Credit by Mel Taylor


Data showed that 58 percent of customers would visit a restaurant more often if experience-enhancing technologies were available.


Smoked brisket and Korean crossover—menus change all the time—but so do customers’ technology habits, particularly when it comes to mobile.


In casual and quick-service dining, the future will depend on how well operators adapt to the dominance of smartphones in customers’ lives.


It’s not a question of short-lived gimmicky promotional apps. Customers now expect to choose, order, receive offers, and store loyalty points on their phones with as much ease as messaging their friends. If they cannot, the lack of functionality will discourage them from remaining customers in the same way a sirloin cheeseburger is a turnoff for vegans.


Quick-serve operators cannot afford to ignore the way smartphone technology is radically altering customer expectations. Research from BRP Consulting found that 38 percent of dining experiences now involve smartphone or mobile devices—from initial research to sharing the experience on social media. It’s a trend that is gathering strength.


Millennials, almost all of who grew into adulthood using smartphones, will overtake Baby Boomers as the largest generation in the U.S. next year, according to Pew Research. Patience among this generation has worn thin and restaurants lacking time-saving technologies such as ordering ahead, self-scanning or in-app payments will see customers melt away.


Slick, multi-functional apps are a necessity



Apps are central to everything. They must enable diners to order, pay, use vouchers or participate in loyalty programs and discounts at the touch of a smartphone screen. Scan-and-go technology speeds up the whole restaurant experience through push-button in-app payments so that customers do not have to wait for staff with a payment device.


Apps need to excel on all these fronts, especially by enabling customers to beat lines. Research by Omnico among 1,500 U.S. and U.K. quick-service restaurant diners reveals how crucial this is. Six in 10 customers regard waiting in line for food or to pay as the main discouragements to visiting a restaurant more often.

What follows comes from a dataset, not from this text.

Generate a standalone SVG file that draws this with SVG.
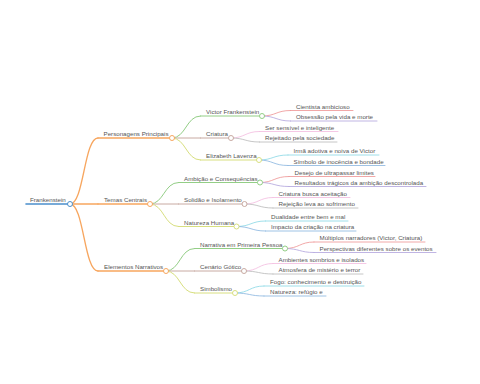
<svg xmlns="http://www.w3.org/2000/svg" width="480" height="384" viewBox="0 0 480 384">
<style>
text{font-family:"Liberation Sans",Arial,sans-serif;font-size:6.2px;fill:#555}
.ln{fill:none;stroke-linecap:round}
.d0{stroke-width:1.6}.d1{stroke-width:1.3}.d2{stroke-width:1}.d3{stroke-width:0.8}
circle{fill:#fff;stroke-width:1}
.blue{stroke:#4b8fcb}.orange{stroke:#f7a65f}.green{stroke:#93ce86}.brown{stroke:#c8aaa2}.olive{stroke:#d8df80}
.red{stroke:#ee9292}.purple{stroke:#b0a2dc}.pink{stroke:#f2bade}.gray{stroke:#b8b8b8}.cyan{stroke:#86d7e4}.blue2{stroke:#86b4de}
</style>
<rect width="480" height="384" fill="#fff"/>
<g id="connectors">
<path class="ln d1 orange" d="M70,204 C84,204 84,138 98,138"/>
<path class="ln d1 orange" d="M70,204 L98,204"/>
<path class="ln d1 orange" d="M70,204 C84,204 84,271 98,271"/>
<path class="ln d2 green" d="M172,138 C186,138 186,116 200.5,116"/>
<path class="ln d2 brown" d="M172,138 L200.5,138"/>
<path class="ln d2 olive" d="M172,138 C186,138 186,160 200.5,160"/>
<path class="ln d2 green" d="M150,204 C164,204 164,182.5 178.5,182.5"/>
<path class="ln d2 brown" d="M150,204 L178.5,204"/>
<path class="ln d2 olive" d="M150,204 C164,204 164,226.5 178.5,226.5"/>
<path class="ln d2 green" d="M166,271 C180,271 180,248.5 194.5,248.5"/>
<path class="ln d2 brown" d="M166,271 L194.5,271"/>
<path class="ln d2 olive" d="M166,271 C180,271 180,293 194.5,293"/>
<path class="ln d3 red" d="M262,116 C276,116 276,110.5 290.5,110.5"/>
<path class="ln d3 purple" d="M262,116 C276,116 276,121 290.5,121"/>
<path class="ln d3 pink" d="M231,138 C245,138 245,131.5 259.5,131.5"/>
<path class="ln d3 gray" d="M231,138 C245,138 245,142 259.5,142"/>
<path class="ln d3 cyan" d="M259,160 C273,160 273,155 288,155"/>
<path class="ln d3 blue2" d="M259,160 C273,160 273,165.5 288,165.5"/>
<path class="ln d3 red" d="M260,182.5 C274,182.5 274,176.5 289,176.5"/>
<path class="ln d3 purple" d="M260,182.5 C274,182.5 274,186.5 289,186.5"/>
<path class="ln d3 pink" d="M244.5,204 C259,204 259,197.5 273,197.5"/>
<path class="ln d3 gray" d="M244.5,204 C259,204 259,208 273,208"/>
<path class="ln d3 cyan" d="M236.5,226.5 C251,226.5 251,221 265.5,221"/>
<path class="ln d3 blue2" d="M236.5,226.5 C251,226.5 251,231 265.5,231"/>
<path class="ln d3 red" d="M285,248.5 C299.5,248.5 299.5,242 314,242"/>
<path class="ln d3 purple" d="M285,248.5 C299.5,248.5 299.5,252.5 314,252.5"/>
<path class="ln d3 pink" d="M244,271 C258.5,271 258.5,263.5 273,263.5"/>
<path class="ln d3 gray" d="M244,271 C258.5,271 258.5,274 273,274"/>
<path class="ln d3 cyan" d="M235,293 C249.5,293 249.5,286 264,286"/>
<path class="ln d3 blue2" d="M235,293 C249.5,293 249.5,296 264,296"/>
</g>
<g id="n-root"><line class="ln d0 blue" x1="26" y1="204" x2="70" y2="204"/><text x="30" y="202">Frankenstein</text><circle class="blue" cx="70" cy="204" r="2.5"/></g>
<g id="n-personagens"><line class="ln d1 orange" x1="98" y1="138" x2="172" y2="138"/><text x="103.5" y="136">Personagens Principais</text><circle class="orange" cx="172" cy="138" r="2.5"/></g>
<g id="n-temas"><line class="ln d1 orange" x1="98" y1="204" x2="150" y2="204"/><text x="104" y="202">Temas Centrais</text><circle class="orange" cx="150" cy="204" r="2.5"/></g>
<g id="n-elementos"><line class="ln d1 orange" x1="98" y1="271" x2="166" y2="271"/><text x="104" y="269">Elementos Narrativos</text><circle class="orange" cx="166" cy="271" r="2.5"/></g>
<g id="n-victor"><line class="ln d2 green" x1="200.5" y1="116" x2="262" y2="116"/><text x="206" y="114">Victor Frankenstein</text><circle class="green" cx="262" cy="116" r="2.5"/></g>
<g id="n-criatura"><line class="ln d2 brown" x1="200.5" y1="138" x2="231" y2="138"/><text x="206" y="136">Criatura</text><circle class="brown" cx="231" cy="138" r="2.5"/></g>
<g id="n-elizabeth"><line class="ln d2 olive" x1="200.5" y1="160" x2="259" y2="160"/><text x="206" y="158">Elizabeth Lavenza</text><circle class="olive" cx="259" cy="160" r="2.5"/></g>
<g id="n-ambicao"><line class="ln d2 green" x1="178.5" y1="182.5" x2="260" y2="182.5"/><text x="184" y="180.5">Ambição e Consequências</text><circle class="green" cx="260" cy="182.5" r="2.5"/></g>
<g id="n-solidao"><line class="ln d2 brown" x1="178.5" y1="204" x2="244.5" y2="204"/><text x="184" y="202">Solidão e Isolamento</text><circle class="brown" cx="244.5" cy="204" r="2.5"/></g>
<g id="n-natureza"><line class="ln d2 olive" x1="178.5" y1="226.5" x2="236.5" y2="226.5"/><text x="184" y="224.5">Natureza Humana</text><circle class="olive" cx="236.5" cy="226.5" r="2.5"/></g>
<g id="n-narrativa"><line class="ln d2 green" x1="194.5" y1="248.5" x2="285" y2="248.5"/><text x="200" y="246.5">Narrativa em Primeira Pessoa</text><circle class="green" cx="285" cy="248.5" r="2.5"/></g>
<g id="n-cenario"><line class="ln d2 brown" x1="194.5" y1="271" x2="244" y2="271"/><text x="200" y="269">Cenário Gótico</text><circle class="brown" cx="244" cy="271" r="2.5"/></g>
<g id="n-simbolismo"><line class="ln d2 olive" x1="194.5" y1="293" x2="235" y2="293"/><text x="200" y="291">Simbolismo</text><circle class="olive" cx="235" cy="293" r="2.5"/></g>
<g id="n-cientista"><line class="ln d3 red" x1="290.5" y1="110.5" x2="353" y2="110.5"/><text x="296" y="108.5">Cientista ambicioso</text></g>
<g id="n-obsessao"><line class="ln d3 purple" x1="290.5" y1="121" x2="377" y2="121"/><text x="296" y="119">Obsessão pela vida e morte</text></g>
<g id="n-sensivel"><line class="ln d3 pink" x1="259.5" y1="131.5" x2="338" y2="131.5"/><text x="265" y="129.5">Ser sensível e inteligente</text></g>
<g id="n-rejeitado"><line class="ln d3 gray" x1="259.5" y1="142" x2="337" y2="142"/><text x="265" y="140">Rejeitado pela sociedade</text></g>
<g id="n-irma"><line class="ln d3 cyan" x1="288" y1="155" x2="379" y2="155"/><text x="293.5" y="153">Irmã adotiva e noiva de Victor</text></g>
<g id="n-simbolo"><line class="ln d3 blue2" x1="288" y1="165.5" x2="385" y2="165.5"/><text x="293.5" y="163.5">Símbolo de inocência e bondade</text></g>
<g id="n-desejo"><line class="ln d3 red" x1="289" y1="176.5" x2="375" y2="176.5"/><text x="294.5" y="174.5">Desejo de ultrapassar limites</text></g>
<g id="n-resultados"><line class="ln d3 purple" x1="289" y1="186.5" x2="426" y2="186.5"/><text x="294.5" y="184.5">Resultados trágicos da ambição descontrolada</text></g>
<g id="n-busca"><line class="ln d3 pink" x1="273" y1="197.5" x2="350" y2="197.5"/><text x="278.5" y="195.5">Criatura busca aceitação</text></g>
<g id="n-rejeicao"><line class="ln d3 gray" x1="273" y1="208" x2="358" y2="208"/><text x="278.5" y="206">Rejeição leva ao sofrimento</text></g>
<g id="n-dualidade"><line class="ln d3 cyan" x1="265.5" y1="221" x2="348" y2="221"/><text x="271" y="219">Dualidade entre bem e mal</text></g>
<g id="n-impacto"><line class="ln d3 blue2" x1="265.5" y1="231" x2="356" y2="231"/><text x="271" y="229">Impacto da criação na criatura</text></g>
<g id="n-multiplos"><line class="ln d3 red" x1="314" y1="242" x2="425" y2="242"/><text x="319.5" y="240">Múltiplos narradores (Victor, Criatura)</text></g>
<g id="n-perspectivas"><line class="ln d3 purple" x1="314" y1="252.5" x2="436" y2="252.5"/><text x="319.5" y="250.5">Perspectivas diferentes sobre os eventos</text></g>
<g id="n-ambientes"><line class="ln d3 pink" x1="273" y1="263.5" x2="366" y2="263.5"/><text x="278.5" y="261.5">Ambientes sombrios e isolados</text></g>
<g id="n-atmosfera"><line class="ln d3 gray" x1="273" y1="274" x2="363" y2="274"/><text x="278.5" y="272">Atmosfera de mistério e terror</text></g>
<g id="n-fogo"><line class="ln d3 cyan" x1="264" y1="286" x2="364" y2="286"/><text x="270" y="284">Fogo: conhecimento e destruição</text></g>
<g id="n-refugio"><line class="ln d3 blue2" x1="264" y1="296" x2="326" y2="296"/><text x="270" y="294">Natureza: refúgio e</text></g>
</svg>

This is probably why 81 percent said they would use a restaurant more often if they could order in advance and then pick up their meal from a collection point at a pre-arranged time. More than half (52 percent) said they would prefer to use this method on each visit. Order ahead menus built into apps increase order sizes through the power of personalization, using specifically targeted upsell and cross-sell suggestions that tempt their taste buds.


Based on survey responses, app-based payments would generate an average 1.23 extra visits per person per week, while ordering ahead using an app would generate 1.14 extra visits per customer. The benefits for operators are not just in extra visits and bigger order sizes. Orders sent directly to the kitchen via apps cut down food wastage and rationalize staffing requirements by introducing greater predictability.  


Real-time loyalty


Loyalty programs are another revenue-builder massively boosted by integration into smartphone apps. Starbucks has invested time and money in its rewards program, resulting in 15 million members. The greater loyalty a customer has, the easier it is to persuade them through the doors more often. In the Omnico research, 70 percent of respondents said they would visit a restaurant more often if it had a loyalty program that offered them a full variety of discount options and deals.



Responses indicated that if an operator has a program offering rewards redeemable against future meals or beverages, then the average customer would make up to two extra visits each week. Offers sent to a customer’s phone would generate an extra 1.77 visits per person on a weekly basis.


You must crunch the data effectively


Making all this work, however, requires more than ad hoc investment in apps and mobile payments. It requires investment in a digital platform that pulls everything together to provide a smart, slick app that increases order sizes and keeps customers coming back. It requires one view of the customer, with a level of real-time consistency that enables consumers to access loyalty rewards, personalized offers and promotions consistently, every time they interact with the brand.


It is, of course, no accident that McDonald’s has invested in Plexure to power engagement with consumers on mobile devices, using offers, loyalty programs and ordering to increase order frequency. McDonald’s understands that personalization, the ability to act on fast-moving trends and the creation of simple interfaces are how they meet new customer expectations.


It is through this advanced customer-facing technology that the quick-service restaurant sector can compete with the rise of delivery apps and increased eating at home. Operators need to invest in the apps and solutions that put power in the hands of the customer, giving them the ability to order, pay and use loyalty points.